High school was easy for me, I just kind of thrived on cheerleading and choir and friends and still managed to get good grades and into college. I am actually one of those people who LOVED high school for the most part! Just call me Uncle Rico.
But trust me, even I was shocked when I graduated college. I think the only reason that really happened is because I wasn't married (aka distracted), and I got free school because my Dad is a professor at the university I attended. It took me 7 years to get my bachelors. Seriously. I changed my major more times then I could count, took random breaks whenever I pleased, and just took my sweet time. Honestly, I probably wasted a lot of time. A LOT of time. But eventually graduation happened. It was a pretty amazing day. If you've read the blog for a while (meaning 3 1/2 years) you'll remember that I graduated college with my Mom and my sister and since my Dad is a professor he got to give us our diplomas. It was pretty amazing and not the kind of experience everyone is lucky enough to have.
I graduated college before Spencer and I were married... .Actually before we even met, even though I was married 5 months after graduation took place and I found out I was pregnant 7 months after I graduated. Geez, what a crazy life! Anyway, I had never intended or planned on returning to school and getting a masters. Especially since I was married, working, and we were building our family. It was important to me that Spencer be able to finish his education, and so we decided to make that happen. I guess I just got bored or something, because the crazy inside of me applied and got accepted to grad school when Aniston was just 9 months old. I really thought long and hard about it because there were so many different things to consider in my life and so many reasons going back to school might not work for me. I even wrote a blog post about it. (Read it here).
I knew that once I dedicated myself to going back to school that I needed to stick with it. I knew that it was unacceptable to use any obstacle thrown in my way as an excuse to quit or give up. I had no idea that during the next 15 months that I would go through some insane emotional, physical and mentally exhausting moments. I didn't know I would give up my dream job, get pregnant, and travel quite a bit for work. But maybe school and having something to do, having a purpose and deadlines, is what held to together and got me through those tough times. Well that and my awesome husband. It was because I quit coaching that I was able to complete my degree in 15 months as opposed to 18 and that worked out perfectly because I was able to complete my program before baby boy comes. I didn't know when I quit coaching that this would be able to happen or that I was even going to be pregnant, but I can now look back at something that was a very difficult decision and a tough time for me and see how it now has blessed my life. I LOVE THAT!
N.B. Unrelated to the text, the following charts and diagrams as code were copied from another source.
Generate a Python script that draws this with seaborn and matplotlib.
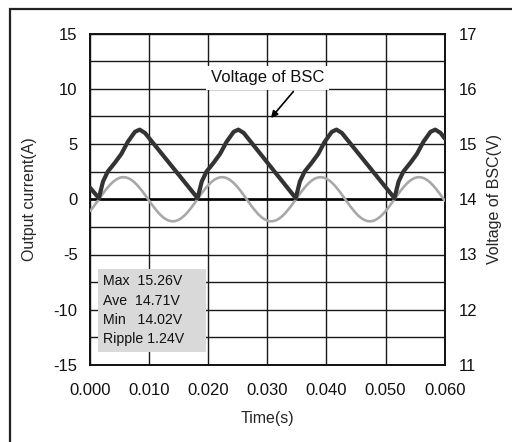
import numpy as np
import pandas as pd
import matplotlib
matplotlib.use("Agg")
import matplotlib.pyplot as plt
import seaborn as sns

# ---- data ----
# Output current (A), sampled every 0.5 ms from 0 to 60 ms
current_a = [-1.07, -0.74, -0.37, 0.00, 0.37, 0.74, 1.07, 1.37, 1.62, 1.81,
             1.94, 2.00, 1.98, 1.90, 1.75, 1.54, 1.27, 0.96, 0.62, 0.25,
             -0.13, -0.50, -0.85, -1.18, -1.46, -1.69, -1.86, -1.96, -2.00, -1.96,
             -1.86, -1.69, -1.46, -1.18, -0.85, -0.50, -0.13, 0.25, 0.62, 0.96,
             1.27, 1.54, 1.75, 1.90, 1.98, 2.00, 1.94, 1.81, 1.62, 1.37,
             1.07, 0.74, 0.37, 0.00, -0.37, -0.74, -1.07, -1.37, -1.62, -1.81,
             -1.94, -2.00, -1.98, -1.90, -1.75, -1.54, -1.27, -0.96, -0.62, -0.25,
             0.13, 0.50, 0.85, 1.18, 1.46, 1.69, 1.86, 1.96, 2.00, 1.96,
             1.86, 1.69, 1.46, 1.18, 0.85, 0.50, 0.13, -0.25, -0.62, -0.96,
             -1.27, -1.54, -1.75, -1.90, -1.98, -2.00, -1.94, -1.81, -1.62, -1.37,
             -1.07, -0.74, -0.37, 0.00, 0.37, 0.74, 1.07, 1.37, 1.62, 1.81,
             1.94, 2.00, 1.98, 1.90, 1.75, 1.54, 1.27, 0.96, 0.62, 0.25,
             -0.13]
current_time_s = np.arange(len(current_a)) * 0.0005

# Voltage of BSC (V)
voltage_time_ms = [0, 1.5, 2.2, 3.0, 4.2, 5.3, 6.4, 7.6, 8.4, 9.3,
                   18.2, 18.9, 19.7, 20.9, 22.0, 23.1, 24.3, 25.1, 26.0,
                   34.8, 35.5, 36.3, 37.5, 38.6, 39.7, 40.9, 41.7, 42.6,
                   51.5, 52.2, 53.0, 54.2, 55.3, 56.4, 57.6, 58.4, 59.3, 60.0]
voltage_v = [14.21, 14.02, 14.32, 14.50, 14.66, 14.82, 15.04, 15.22, 15.26, 15.20,
             14.02, 14.32, 14.50, 14.66, 14.82, 15.04, 15.22, 15.26, 15.20,
             14.02, 14.32, 14.50, 14.66, 14.82, 15.04, 15.22, 15.26, 15.20,
             14.02, 14.32, 14.50, 14.66, 14.82, 15.04, 15.22, 15.26, 15.20, 15.10]

x_ticks = [0.000, 0.010, 0.020, 0.030, 0.040, 0.050, 0.060]
left_ticks = [-15, -10, -5, 0, 5, 10, 15]
right_ticks = [11, 12, 13, 14, 15, 16, 17]
stats_lines = ["Max  15.26V", "Ave  14.71V", "Min   14.02V", "Ripple 1.24V"]

# ---- style ----
sns.set_style("white")
plt.rcParams['font.family'] = ['Liberation Sans', 'DejaVu Sans']
plt.rcParams['axes.unicode_minus'] = False

fig = plt.figure(figsize=(5.12, 4.42), dpi=100)
ax = fig.add_axes([90/512, 1-365/442, (444.7-90)/512, (365-33.5)/442])

df_i = pd.DataFrame({"t": current_time_s, "i": current_a})
df_v = pd.DataFrame({"t": np.array(voltage_time_ms) / 1000.0, "v": voltage_v})

ax.set_xlim(0, 0.06)
ax.set_ylim(-15, 15)
ax.set_xticks(x_ticks)
ax.set_xticklabels([f"{v:.3f}" for v in x_ticks])
ax.set_yticks(left_ticks)
ax.set_yticks(np.arange(-15, 15.1, 2.5), minor=True)
ax.grid(True, which='major', axis='both', color='#1a1a1a', lw=1.0)
ax.grid(True, which='minor', axis='y', color='#1a1a1a', lw=1.0)
ax.tick_params(axis='x', which='both', length=0, labelsize=12, colors='#111111', pad=13)
ax.tick_params(axis='y', which='both', length=0, labelsize=12, colors='#111111', pad=9)
ax.axhline(0, color='black', lw=1.9, zorder=2)
for s in ax.spines.values():
    s.set_color('#111111')
    s.set_linewidth(1.4)

sns.lineplot(data=df_i, x="t", y="i", ax=ax, color='#a8a8a8', lw=1.9,
             zorder=3, estimator=None, sort=False)
ax.set_xlabel("Time(s)", fontsize=11.5, labelpad=9)
ax.set_ylabel("Output current(A)", fontsize=11.5, labelpad=12)

ax2 = ax.twinx()
sns.lineplot(data=df_v, x="t", y="v", ax=ax2, color='#333333', lw=3.0,
             zorder=4, estimator=None, sort=False,
             solid_joinstyle='round', solid_capstyle='round')
ax2.set_ylim(11, 17)
ax2.set_yticks(right_ticks)
ax2.tick_params(length=0, labelsize=12, colors='#111111', pad=10)
ax2.set_ylabel("Voltage of BSC(V)", fontsize=11.5, labelpad=7)
ax2.grid(False)
for s in ax2.spines.values():
    s.set_visible(False)

# annotation label and arrow
ax.text(0.0300, 11.0, "Voltage of BSC", fontsize=12, ha='center', va='center',
        zorder=6, color='#111111',
        bbox=dict(boxstyle='square,pad=0.28', fc='white', ec='none'))
ax.annotate("", xy=(0.0306, 7.35), xytext=(0.0344, 9.75), zorder=6,
            arrowprops=dict(arrowstyle='-|>', color='black', lw=1.2,
                            mutation_scale=10, shrinkA=0, shrinkB=0))

# statistics box
ax.add_patch(plt.Rectangle((0.0014, -13.79), 0.01817, 7.48, fc='#d9d9d9',
                           ec='none', zorder=5))
for yv, line in zip([-7.37, -9.20, -10.92, -12.64], stats_lines):
    ax.text(0.00225, yv, line, fontsize=10.2, ha='left', va='center',
            zorder=6, color='#111111')

# outer frame
fig.add_artist(plt.Rectangle((9.5/512, -0.05), 1.1, 1.05 - 8.5/442,
                             transform=fig.transFigure, fill=False,
                             ec='#222222', lw=1.6))

fig.savefig("out.png", dpi=100)
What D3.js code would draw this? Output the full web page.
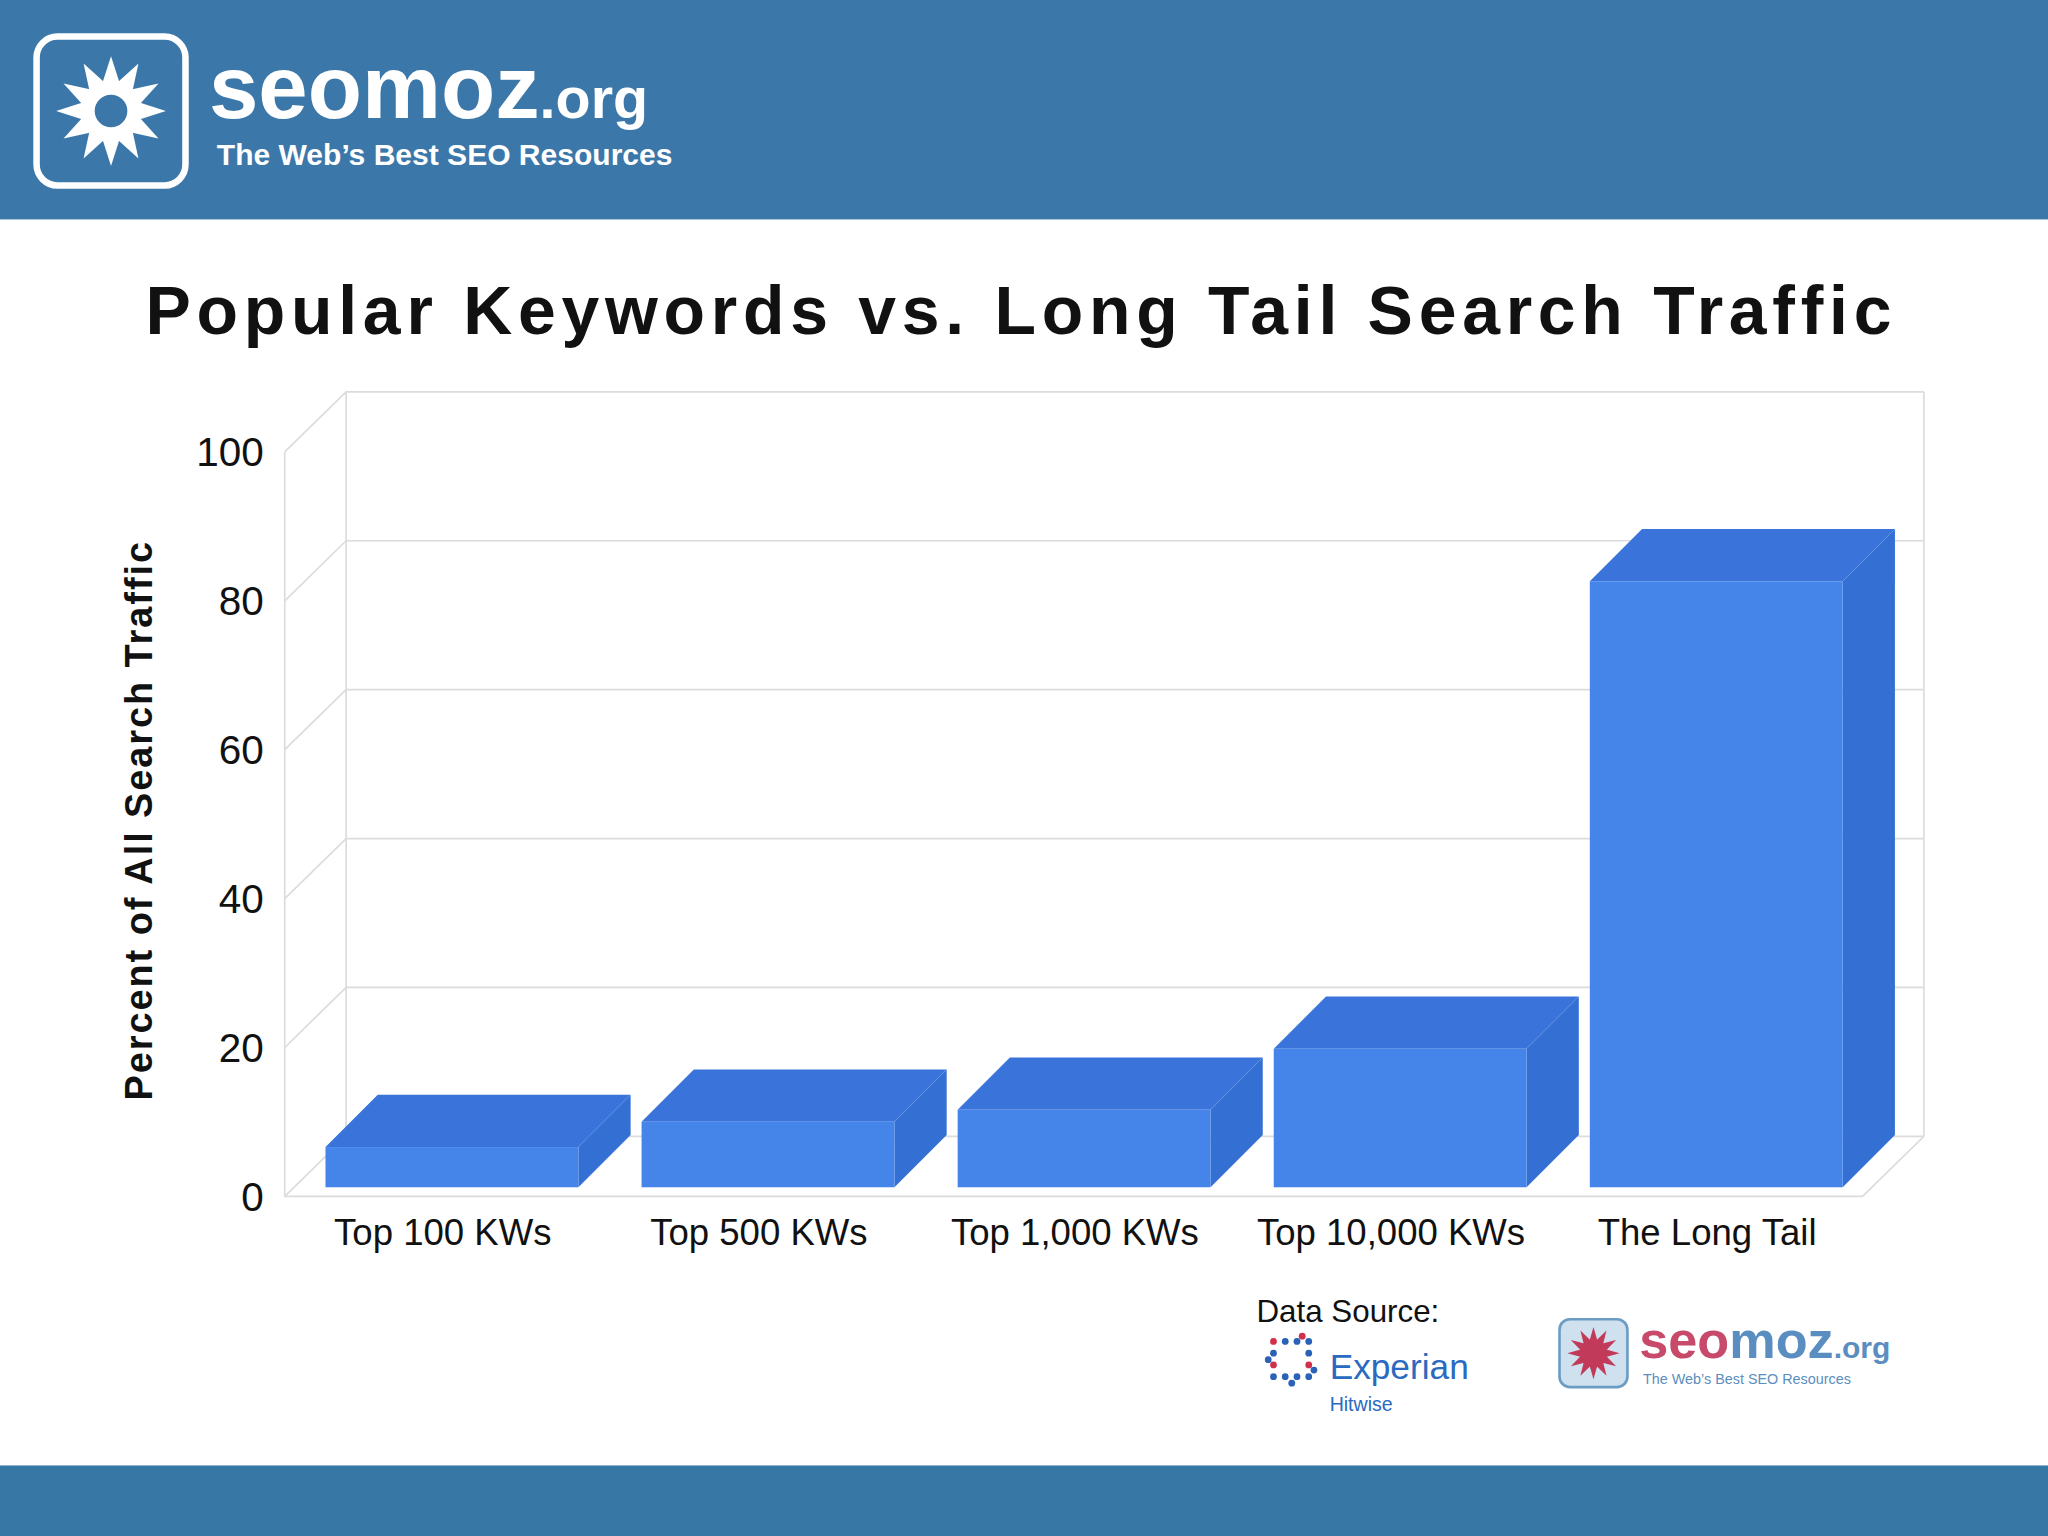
<!DOCTYPE html>
<html><head><meta charset="utf-8">
<script src="https://cdn.jsdelivr.net/npm/d3@7"></script>
<style>body{margin:0;background:#fff}svg{display:block}</style>
</head><body>
<div id="chart"></div>
<script>
// chart data
const categories = ["Top 100 KWs", "Top 500 KWs", "Top 1,000 KWs", "Top 10,000 KWs", "The Long Tail"];
const values = [5.4, 8.8, 10.4, 18.6, 81.4];
const yTicks = [0, 20, 40, 60, 80, 100];

// drawn in a 1568x1176 space, scaled up to the window
const svg = d3.select("#chart").append("svg")
  .attr("width", 2048).attr("height", 1536)
  .attr("viewBox", "0 0 1568 1176");

const font = "Liberation Sans, Arial, sans-serif";

// header and footer bands
svg.append("rect").attr("width", 1568).attr("height", 168).attr("fill", "#3b77a8");
svg.append("rect").attr("y", 1122).attr("width", 1568).attr("height", 54).attr("fill", "#3677a6");

// header logo
svg.append("rect").attr("x", 28).attr("y", 28).attr("width", 114).attr("height", 114)
  .attr("rx", 16).attr("fill", "none").attr("stroke", "#fff").attr("stroke-width", 5);
const flake = svg.append("g").attr("transform", "translate(85,85)");
d3.range(12).forEach(i => {
  flake.append("path").attr("d", "M-9,-14 L0,-42 L9,-14 Z").attr("fill", "#fff")
    .attr("transform", `rotate(${i * 30})`);
});
flake.append("circle").attr("r", 15).attr("fill", "#3b77a8").attr("stroke", "#fff").attr("stroke-width", 5);
svg.append("text").attr("x", 160).attr("y", 90).attr("fill", "#fff")
  .style("font", `bold 68px ${font}`).text("seomoz")
  .append("tspan").style("font-size", "44px").text(".org");
svg.append("text").attr("x", 166).attr("y", 126).attr("fill", "#fff")
  .style("font", `bold 23px ${font}`).text("The Web\u2019s Best SEO Resources");

// title
svg.append("text").attr("x", 782).attr("y", 256).attr("text-anchor", "middle")
  .style("font", `bold 52px ${font}`).style("letter-spacing", "4.4px").attr("fill", "#111")
  .text("Popular Keywords vs. Long Tail Search Traffic");

// geometry
const dx = 47, dy = -46;
const x0 = 218, x1 = 1426, yBase = 916;
const x = d3.scaleBand().domain(categories).range([x0 + 7, x1 + 9]).paddingInner(0.2).paddingOuter(0.1);
const y = d3.scaleLinear().domain([0, 100]).range([yBase, yBase - 570]);

// walls and gridlines
const grid = svg.append("g").attr("stroke", "#dcdcdc").attr("fill", "none").attr("stroke-width", 1.3);
yTicks.forEach(t => {
  grid.append("path").attr("d", `M${x0},${y(t)} L${x0 + dx},${y(t) + dy} L${x1 + dx},${y(t) + dy}`);
});
grid.append("path").attr("d", `M${x0},${y(0)} L${x0},${y(100)}`);
grid.append("path").attr("d", `M${x0 + dx},${y(0) + dy} L${x0 + dx},${y(100) + dy}`);
grid.append("path").attr("d", `M${x1 + dx},${y(0) + dy} L${x1 + dx},${y(100) + dy}`);
grid.append("path").attr("d", `M${x0},${y(0)} L${x1},${y(0)} L${x1 + dx},${y(0) + dy}`);

// y axis labels
svg.append("g").selectAll("text").data(yTicks).join("text")
  .attr("x", 202).attr("y", d => y(d) + 11).attr("text-anchor", "end")
  .style("font", `31px ${font}`).attr("fill", "#111").text(d => d);
svg.append("text").attr("transform", "translate(116,628) rotate(-90)").attr("text-anchor", "middle")
  .style("font", `bold 29px ${font}`).style("letter-spacing", "1.5px").attr("fill", "#111")
  .text("Percent of All Search Traffic");

// 3d bars
const bdx = 40, bdy = -40, lift = 7;
const bars = svg.append("g").selectAll("g").data(categories).join("g");
bars.each(function (c, i) {
  const g = d3.select(this);
  const bx = x(c), bw = x.bandwidth(), top = y(values[i]) - lift, bot = y(0) - lift;
  g.append("path").attr("fill", "#3470d4")
    .attr("d", `M${bx + bw},${top} L${bx + bw + bdx},${top + bdy} L${bx + bw + bdx},${bot + bdy} L${bx + bw},${bot} Z`);
  g.append("path").attr("fill", "#3a74da")
    .attr("d", `M${bx},${top} L${bx + bdx},${top + bdy} L${bx + bw + bdx},${top + bdy} L${bx + bw},${top} Z`);
  g.append("rect").attr("x", bx).attr("y", top).attr("width", bw).attr("height", bot - top).attr("fill", "#4585ea");
});

// category labels
svg.append("g").selectAll("text").data(categories).join("text")
  .attr("x", d => x(d) + x.bandwidth() / 2 - 7).attr("y", 953).attr("text-anchor", "middle")
  .style("font", `28px ${font}`).attr("fill", "#111").text(d => d);

// data source
svg.append("text").attr("x", 962).attr("y", 1012).style("font", `24px ${font}`).attr("fill", "#111").text("Data Source:");
const exp = svg.append("g").attr("transform", "translate(993,1045)");
[[-18,-18],[-9,-18],[0,-18],[9,-18],[-18,-9],[-18,0],[-18,9],[9,9],[0,9],[-9,9],[9,0],[9,-9],[-22,-4],[13,4],[-4,14],[4,-22]]
  .forEach(([a, b], k) => exp.append("circle").attr("cx", a).attr("cy", b).attr("r", 2.6)
    .attr("fill", k % 5 === 0 ? "#d0304a" : "#2a62b8"));
svg.append("text").attr("x", 1018).attr("y", 1056).style("font", `27px ${font}`).attr("fill", "#2a6ac0").text("Experian");
svg.append("text").attr("x", 1018).attr("y", 1080).style("font", `15px ${font}`).attr("fill", "#2a6ac0").text("Hitwise");

// small seomoz logo
svg.append("rect").attr("x", 1194).attr("y", 1010).attr("width", 52).attr("height", 52).attr("rx", 8)
  .attr("fill", "#cfe0ee").attr("stroke", "#6a9cc4").attr("stroke-width", 2);
const f2 = svg.append("g").attr("transform", "translate(1220,1036)");
d3.range(12).forEach(i => f2.append("path").attr("d", "M-4,-6 L0,-20 L4,-6 Z").attr("fill", "#c23a5a").attr("transform", `rotate(${i * 30})`));
f2.append("circle").attr("r", 7).attr("fill", "#c23a5a");
svg.append("text").attr("x", 1255).attr("y", 1040).style("font", `bold 40px ${font}`).attr("fill", "#c84a6a")
  .text("seo").append("tspan").attr("fill", "#5b8ec0").text("moz").append("tspan").style("font-size", "23px").text(".org");
svg.append("text").attr("x", 1258).attr("y", 1060).style("font", `11px ${font}`).attr("fill", "#5b8ec0")
  .text("The Web\u2019s Best SEO Resources");
</script>
</body></html>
Although I LOVED my program (Sports Management with an Athletic Administration Emphasis) and I LOVED the school I attended (SNHU... I'm one of those weirdo's who love online school) I'm glad it's over. Not that I can do much with my master's in Rexburg, but I'm optimistic that I will find something someday and that I will love it. I never felt as though getting a master's was restricting me from my everyday life, it just meant that my night wasn't over once I put Aniston down for bed. Bedtime turned into homework time, and there were plenty of weekends where I was rushing to get my work done by the deadline. I learned a lot and I did it. I accomplished something that others told me was impossible and something that I told myself at times was impossible. I can be a little pessimistic at times unfortunately.
I just want to take a minute and thank my husband and family for everything that they did to help and support me during this time. Spencer was incredible! I guess it's helpful when you have a wife who is going into a sports management program so that most of the school talk deals with sports so it's actually interesting, but he was great. He never told me to stop or take a break. He watched Ani so I could get papers written or studying done. He got me treats at the end of the semester, which is very important, and I felt as though he was proud of me. My family has been awesome by supporting me through words and watching Aniston and giving me advice and help when I needed it. My Dad set the example for me of even getting a master's and both my parents have set such amazing examples of how to persevere and to keep going even when things seems impossible. I'm pretty lucky to have such great examples in my life. My sister is even getting her master's degree now and is probably about 6 months or so away from graduating. I don't think my parents imagined that their daughters would be the ones with multiple degrees and constantly continuing their education. But how can you not, when you see the blessings and opportunities it has provided for your parents? I'm pretty lucky when it comes to family.
I guess I'm still in a little shock that I'm done with my master's. It just hasn't sunk in quite yet. But despite all the obstacles and temptations to quit, I feel so amazed that I was able to do this. I can be kind of a quitter, you would know this if you've ever seen me attempt to diet. But this serves to me as an example of just what exactly I am capable of. I can do hard things. I can do things people don't expect me to do, and I can accomplish the things in life I want to accomplish. They might be difficult at times, they might stress me out at times, but they are doable and man it feels good to accomplish something like this and accomplish it better and way faster than I expected. My advice to anyone even considering something life changing, like going back to school, changing careers, or so many other things is to just do it. You know yourself better than anyone else and you know what you are capable of. Don't let other people tell you you cant or that you aren't good enough because that is not true. Aniston loves watching Blue's Clue's, and at the end of every episode they sing, "You can do anything, that you wanna do." So true. Just do it. Don't question it too much, and know that you are capable of far more than you even know!